Requirements
Output the full listing below exactly, without the pictures.
• • • • • • •
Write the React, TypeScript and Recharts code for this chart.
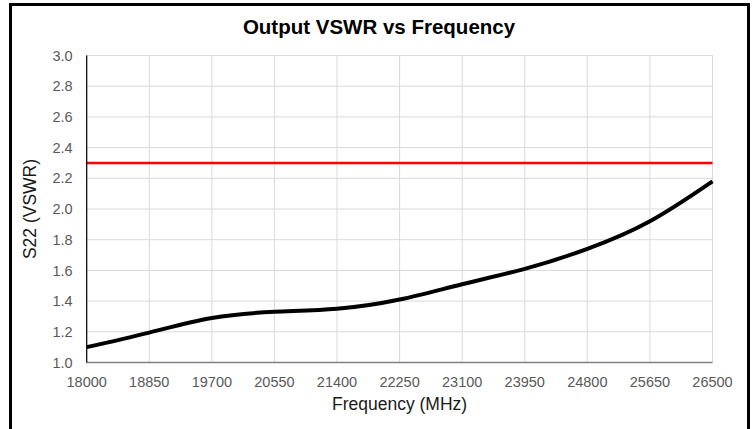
import { Line, LineChart, XAxis, YAxis, CartesianGrid } from "recharts"

const freqs = [18000, 18850, 19700, 20550, 21400, 22250, 23100, 23950, 24800, 25650, 26500]
const s22 = [1.1, 1.195, 1.29, 1.33, 1.35, 1.41, 1.51, 1.61, 1.74, 1.92, 2.18]
const limit = [2.3, 2.3, 2.3, 2.3, 2.3, 2.3, 2.3, 2.3, 2.3, 2.3, 2.3]
const yTicks = [1.0, 1.2, 1.4, 1.6, 1.8, 2.0, 2.2, 2.4, 2.6, 2.8, 3.0]

const data = freqs.map((f, i) => ({ freq: f, s22: s22[i], limit: limit[i] }))

const font = "'Liberation Sans', Arial, sans-serif"

export default function App() {
  return (
    <div
      style={{
        position: "absolute",
        left: 0,
        top: 0,
        width: 755,
        height: 429,
        overflow: "hidden",
        background: "#fff",
        fontFamily: font,
      }}
    >
      <div
        style={{
          position: "absolute",
          left: 9,
          top: 3,
          width: 741,
          height: 500,
          border: "3px solid #000",
          boxSizing: "border-box",
        }}
      />
      <div style={{ position: "absolute", left: 0, top: 0 }}>
        <LineChart
          width={755}
          height={429}
          data={data}
          margin={{ top: 55.5, right: 42.5, left: 26.7, bottom: 36.5 }}
        >
          <CartesianGrid stroke="#d9d9d9" strokeWidth={1} />
          <XAxis
            dataKey="freq"
            type="number"
            domain={[18000, 26500]}
            ticks={freqs}
            height={30}
            tickLine={false}
            tickSize={0}
            tickMargin={14}
            stroke="#808080"
            strokeWidth={1.5}
            tick={{ fill: "#595959", fontSize: 14.5, fontFamily: font }}
            interval={0}
          />
          <YAxis
            type="number"
            domain={[1, 3]}
            ticks={yTicks}
            width={60}
            tickLine={false}
            tickSize={0}
            tickMargin={14}
            stroke="#000"
            strokeWidth={1.2}
            tickFormatter={(v: number) => v.toFixed(1)}
            tick={{ fill: "#595959", fontSize: 14.5, fontFamily: font }}
            interval={0}
          />
          <Line
            dataKey="limit"
            stroke="#ff0000"
            strokeWidth={2.5}
            dot={false}
            isAnimationActive={false}
          />
          <Line
            dataKey="s22"
            type="natural"
            stroke="#000"
            strokeWidth={4}
            dot={false}
            isAnimationActive={false}
          />
        </LineChart>
      </div>
      <svg
        width={755}
        height={429}
        style={{ position: "absolute", left: 0, top: 0, pointerEvents: "none" }}
      >
        <text x={379} y={34} textAnchor="middle" fontSize={20.5} fontWeight="bold" fill="#000" fontFamily={font}>
          Output VSWR vs Frequency
        </text>
        <text x={399.6} y={410} textAnchor="middle" fontSize={17.5} fill="#1a1a1a" fontFamily={font}>
          Frequency (MHz)
        </text>
        <text
          x={36}
          y={209}
          textAnchor="middle"
          fontSize={17.5}
          fill="#1a1a1a"
          fontFamily={font}
          transform="rotate(-90, 36, 209)"
        >
          S22 (VSWR)
        </text>
      </svg>
    </div>
  )
}
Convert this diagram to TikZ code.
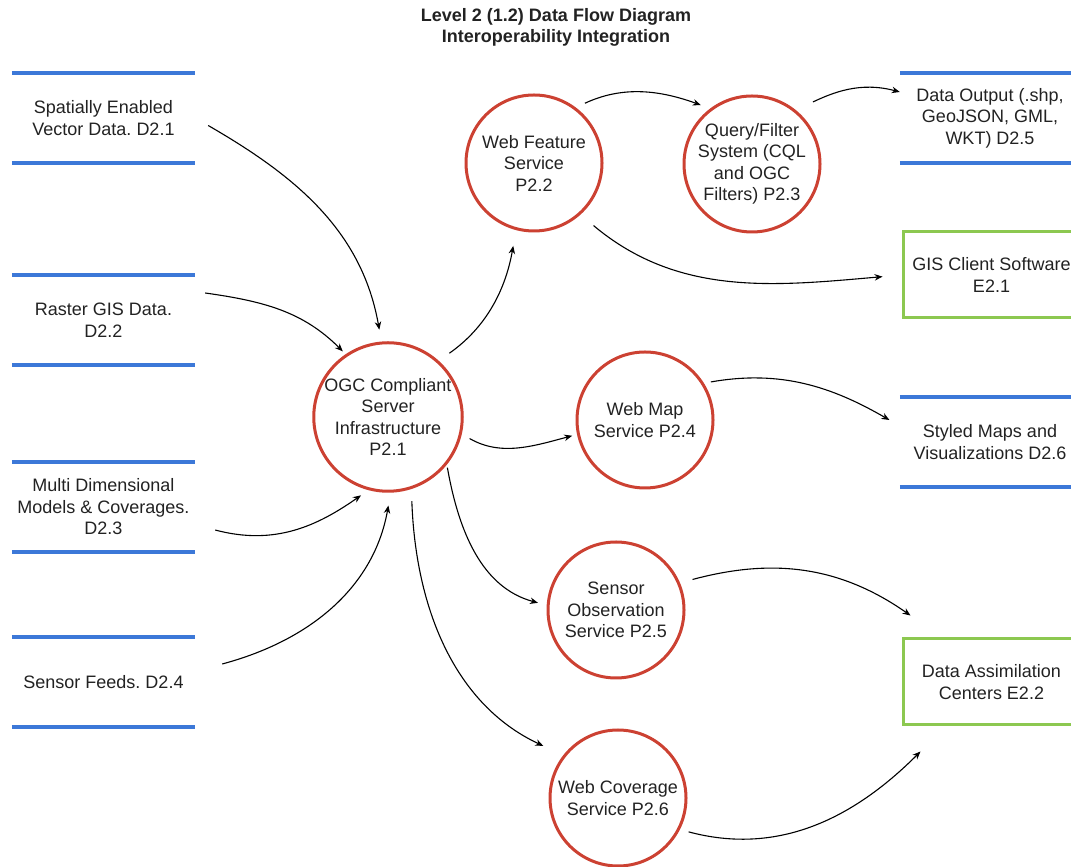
\documentclass[tikz,border=0pt]{standalone}
\usepackage{fontspec}
\setmainfont{Liberation Sans}
\usetikzlibrary{arrows.meta}
\definecolor{storeblue}{RGB}{60,120,216}
\definecolor{procred}{RGB}{204,65,50}
\definecolor{entgreen}{RGB}{140,200,80}
\definecolor{ink}{RGB}{34,34,34}
\frenchspacing

\begin{document}
\begin{tikzpicture}[x=1pt,y=1pt,
  every node/.style={font=\fontsize{18}{21.5}\selectfont, text=ink, align=center},
  proc/.style={circle, draw=procred, line width=3pt, inner sep=0pt, minimum size=136pt},
  store/.style={rectangle, inner sep=0pt, minimum height=90pt},
  storeline/.style={draw=storeblue, line width=4.5pt},
  entity/.style={rectangle, draw=entgreen, line width=3pt, inner sep=0pt,
                 minimum width=177pt, minimum height=86pt},
  flow/.style={draw=black, line width=1.1pt, -{Stealth[length=8pt,width=6.5pt]}},
]
\useasboundingbox (0,0) rectangle (1071,867);

% title
\node[font=\bfseries\fontsize{18}{21}\selectfont] (title) at (556,839.5)
  {Level 2 (1.2) Data Flow Diagram\\Interoperability Integration};

% data stores
\node[store, minimum width=183pt] (d1) at (103.5,749) {Spatially Enabled\\Vector Data. D2.1};
\node[store, minimum width=183pt] (d2) at (103.5,547) {Raster GIS Data.\\D2.2};
\node[store, minimum width=183pt] (d3) at (103.5,360) {Multi Dimensional\\Models \& Coverages.\\D2.3};
\node[store, minimum width=183pt] (d4) at (103.5,185) {Sensor Feeds. D2.4};
\node[store, minimum width=180pt] (d5) at (990,749) {Data Output (.shp,\\GeoJSON, GML,\\WKT) D2.5};
\node[store, minimum width=180pt] (d6) at (990,425) {Styled Maps and\\Visualizations D2.6};
\foreach \s in {d1,d2,d3,d4,d5,d6} {
  \draw[storeline] (\s.north west) -- (\s.north east);
  \draw[storeline] (\s.south west) -- (\s.south east);
}

% external entities
\node[entity] (e1) at (991.5,592) {GIS Client Software\\E2.1};
\node[entity] (e2) at (991.5,185) {Data Assimilation\\Centers E2.2};

% processes
\node[proc] (p1) at (388,450) {OGC Compliant\\Server\\Infrastructure\\P2.1};
\node[proc] (p2) at (534,704) {Web Feature\\Service\\P2.2};
\node[proc] (p3) at (752,703) {Query/Filter\\System (CQL\\and OGC\\Filters) P2.3};
\node[proc] (p4) at (645,447) {Web Map\\Service P2.4};
\node[proc] (p5) at (616,257) {Sensor\\Observation\\Service P2.5};
\node[proc] (p6) at (618,69) {Web Coverage\\Service P2.6};

% flows into the server
\draw[flow, shorten <=15pt, shorten >=12pt] (d1.east) to[out=-30, in=100] (p1.95);
\draw[flow, shorten >=4pt] ([xshift=10pt,yshift=27pt]d2.east) to[out=-8, in=135] (p1.124);
\draw[flow, shorten >=9pt] ([xshift=20pt,yshift=-23pt]d3.east) to[out=-15, in=215] (p1.255);
\draw[flow, shorten >=13pt] ([xshift=27pt,yshift=18pt]d4.east) to[out=15, in=-100] (p1.-88);

% flows out of the server
\draw[flow, shorten <=13pt, shorten >=16pt] (p1.48) to[out=35, in=-100] (p2.-105);
\draw[flow, shorten <=9pt, shorten >=5pt] (p1.-13) to[out=-30, in=195] (p4.192);
\draw[flow, shorten <=3pt, shorten >=9pt] (p1.-39) to[out=-80, in=165] (p5.176);
\draw[flow, shorten <=12pt, shorten >=22pt] (p1.-72) to[out=-88, in=155] (p6.142);

% downstream flows
\draw[flow, shorten <=10pt, shorten >=10pt] (p2.53) to[out=25, in=160] (p3.127);
\draw[flow, shorten <=19pt] (p3.51) to[out=25, in=165] ([yshift=26pt]d5.west);
\draw[flow, shorten <=17pt, shorten >=19pt] (p2.-48) to[out=-40, in=185] (e1.west);
\draw[flow, shorten <=7pt, shorten >=12pt] (p4.32) to[out=10, in=150] ([yshift=16pt]d6.west);
\draw[flow, shorten <=13pt] (p5.23) to[out=15, in=145] ([xshift=9pt,yshift=22pt]e2.north west);
\draw[flow, shorten <=9pt] (p6.-27) to[out=-15, in=225] ([xshift=19pt,yshift=-25pt]e2.south west);
\end{tikzpicture}
\end{document}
• • • • • • •
Result of the exercise
Write the React, TypeScript and Recharts code for this chart.
import { Line, LineChart, XAxis, YAxis, CartesianGrid } from "recharts"

const freqs = [18000, 18850, 19700, 20550, 21400, 22250, 23100, 23950, 24800, 25650, 26500]
const s22 = [1.1, 1.195, 1.29, 1.33, 1.35, 1.41, 1.51, 1.61, 1.74, 1.92, 2.18]
const limit = [2.3, 2.3, 2.3, 2.3, 2.3, 2.3, 2.3, 2.3, 2.3, 2.3, 2.3]
const yTicks = [1.0, 1.2, 1.4, 1.6, 1.8, 2.0, 2.2, 2.4, 2.6, 2.8, 3.0]

const data = freqs.map((f, i) => ({ freq: f, s22: s22[i], limit: limit[i] }))

const font = "'Liberation Sans', Arial, sans-serif"

export default function App() {
  return (
    <div
      style={{
        position: "absolute",
        left: 0,
        top: 0,
        width: 755,
        height: 429,
        overflow: "hidden",
        background: "#fff",
        fontFamily: font,
      }}
    >
      <div
        style={{
          position: "absolute",
          left: 9,
          top: 3,
          width: 741,
          height: 500,
          border: "3px solid #000",
          boxSizing: "border-box",
        }}
      />
      <div style={{ position: "absolute", left: 0, top: 0 }}>
        <LineChart
          width={755}
          height={429}
          data={data}
          margin={{ top: 55.5, right: 42.5, left: 26.7, bottom: 36.5 }}
        >
          <CartesianGrid stroke="#d9d9d9" strokeWidth={1} />
          <XAxis
            dataKey="freq"
            type="number"
            domain={[18000, 26500]}
            ticks={freqs}
            height={30}
            tickLine={false}
            tickSize={0}
            tickMargin={14}
            stroke="#808080"
            strokeWidth={1.5}
            tick={{ fill: "#595959", fontSize: 14.5, fontFamily: font }}
            interval={0}
          />
          <YAxis
            type="number"
            domain={[1, 3]}
            ticks={yTicks}
            width={60}
            tickLine={false}
            tickSize={0}
            tickMargin={14}
            stroke="#000"
            strokeWidth={1.2}
            tickFormatter={(v: number) => v.toFixed(1)}
            tick={{ fill: "#595959", fontSize: 14.5, fontFamily: font }}
            interval={0}
          />
          <Line
            dataKey="limit"
            stroke="#ff0000"
            strokeWidth={2.5}
            dot={false}
            isAnimationActive={false}
          />
          <Line
            dataKey="s22"
            type="natural"
            stroke="#000"
            strokeWidth={4}
            dot={false}
            isAnimationActive={false}
          />
        </LineChart>
      </div>
      <svg
        width={755}
        height={429}
        style={{ position: "absolute", left: 0, top: 0, pointerEvents: "none" }}
      >
        <text x={379} y={34} textAnchor="middle" fontSize={20.5} fontWeight="bold" fill="#000" fontFamily={font}>
          Output VSWR vs Frequency
        </text>
        <text x={399.6} y={410} textAnchor="middle" fontSize={17.5} fill="#1a1a1a" fontFamily={font}>
          Frequency (MHz)
        </text>
        <text
          x={36}
          y={209}
          textAnchor="middle"
          fontSize={17.5}
          fill="#1a1a1a"
          fontFamily={font}
          transform="rotate(-90, 36, 209)"
        >
          S22 (VSWR)
        </text>
      </svg>
    </div>
  )
}
Convert this diagram to TikZ code.
\documentclass[tikz,border=0pt]{standalone}
\usepackage{fontspec}
\setmainfont{Liberation Sans}
\usetikzlibrary{arrows.meta}
\definecolor{storeblue}{RGB}{60,120,216}
\definecolor{procred}{RGB}{204,65,50}
\definecolor{entgreen}{RGB}{140,200,80}
\definecolor{ink}{RGB}{34,34,34}
\frenchspacing

\begin{document}
\begin{tikzpicture}[x=1pt,y=1pt,
  every node/.style={font=\fontsize{18}{21.5}\selectfont, text=ink, align=center},
  proc/.style={circle, draw=procred, line width=3pt, inner sep=0pt, minimum size=136pt},
  store/.style={rectangle, inner sep=0pt, minimum height=90pt},
  storeline/.style={draw=storeblue, line width=4.5pt},
  entity/.style={rectangle, draw=entgreen, line width=3pt, inner sep=0pt,
                 minimum width=177pt, minimum height=86pt},
  flow/.style={draw=black, line width=1.1pt, -{Stealth[length=8pt,width=6.5pt]}},
]
\useasboundingbox (0,0) rectangle (1071,867);

% title
\node[font=\bfseries\fontsize{18}{21}\selectfont] (title) at (556,839.5)
  {Level 2 (1.2) Data Flow Diagram\\Interoperability Integration};

% data stores
\node[store, minimum width=183pt] (d1) at (103.5,749) {Spatially Enabled\\Vector Data. D2.1};
\node[store, minimum width=183pt] (d2) at (103.5,547) {Raster GIS Data.\\D2.2};
\node[store, minimum width=183pt] (d3) at (103.5,360) {Multi Dimensional\\Models \& Coverages.\\D2.3};
\node[store, minimum width=183pt] (d4) at (103.5,185) {Sensor Feeds. D2.4};
\node[store, minimum width=180pt] (d5) at (990,749) {Data Output (.shp,\\GeoJSON, GML,\\WKT) D2.5};
\node[store, minimum width=180pt] (d6) at (990,425) {Styled Maps and\\Visualizations D2.6};
\foreach \s in {d1,d2,d3,d4,d5,d6} {
  \draw[storeline] (\s.north west) -- (\s.north east);
  \draw[storeline] (\s.south west) -- (\s.south east);
}

% external entities
\node[entity] (e1) at (991.5,592) {GIS Client Software\\E2.1};
\node[entity] (e2) at (991.5,185) {Data Assimilation\\Centers E2.2};

% processes
\node[proc] (p1) at (388,450) {OGC Compliant\\Server\\Infrastructure\\P2.1};
\node[proc] (p2) at (534,704) {Web Feature\\Service\\P2.2};
\node[proc] (p3) at (752,703) {Query/Filter\\System (CQL\\and OGC\\Filters) P2.3};
\node[proc] (p4) at (645,447) {Web Map\\Service P2.4};
\node[proc] (p5) at (616,257) {Sensor\\Observation\\Service P2.5};
\node[proc] (p6) at (618,69) {Web Coverage\\Service P2.6};

% flows into the server
\draw[flow, shorten <=15pt, shorten >=12pt] (d1.east) to[out=-30, in=100] (p1.95);
\draw[flow, shorten >=4pt] ([xshift=10pt,yshift=27pt]d2.east) to[out=-8, in=135] (p1.124);
\draw[flow, shorten >=9pt] ([xshift=20pt,yshift=-23pt]d3.east) to[out=-15, in=215] (p1.255);
\draw[flow, shorten >=13pt] ([xshift=27pt,yshift=18pt]d4.east) to[out=15, in=-100] (p1.-88);

% flows out of the server
\draw[flow, shorten <=13pt, shorten >=16pt] (p1.48) to[out=35, in=-100] (p2.-105);
\draw[flow, shorten <=9pt, shorten >=5pt] (p1.-13) to[out=-30, in=195] (p4.192);
\draw[flow, shorten <=3pt, shorten >=9pt] (p1.-39) to[out=-80, in=165] (p5.176);
\draw[flow, shorten <=12pt, shorten >=22pt] (p1.-72) to[out=-88, in=155] (p6.142);

% downstream flows
\draw[flow, shorten <=10pt, shorten >=10pt] (p2.53) to[out=25, in=160] (p3.127);
\draw[flow, shorten <=19pt] (p3.51) to[out=25, in=165] ([yshift=26pt]d5.west);
\draw[flow, shorten <=17pt, shorten >=19pt] (p2.-48) to[out=-40, in=185] (e1.west);
\draw[flow, shorten <=7pt, shorten >=12pt] (p4.32) to[out=10, in=150] ([yshift=16pt]d6.west);
\draw[flow, shorten <=13pt] (p5.23) to[out=15, in=145] ([xshift=9pt,yshift=22pt]e2.north west);
\draw[flow, shorten <=9pt] (p6.-27) to[out=-15, in=225] ([xshift=19pt,yshift=-25pt]e2.south west);
\end{tikzpicture}
\end{document}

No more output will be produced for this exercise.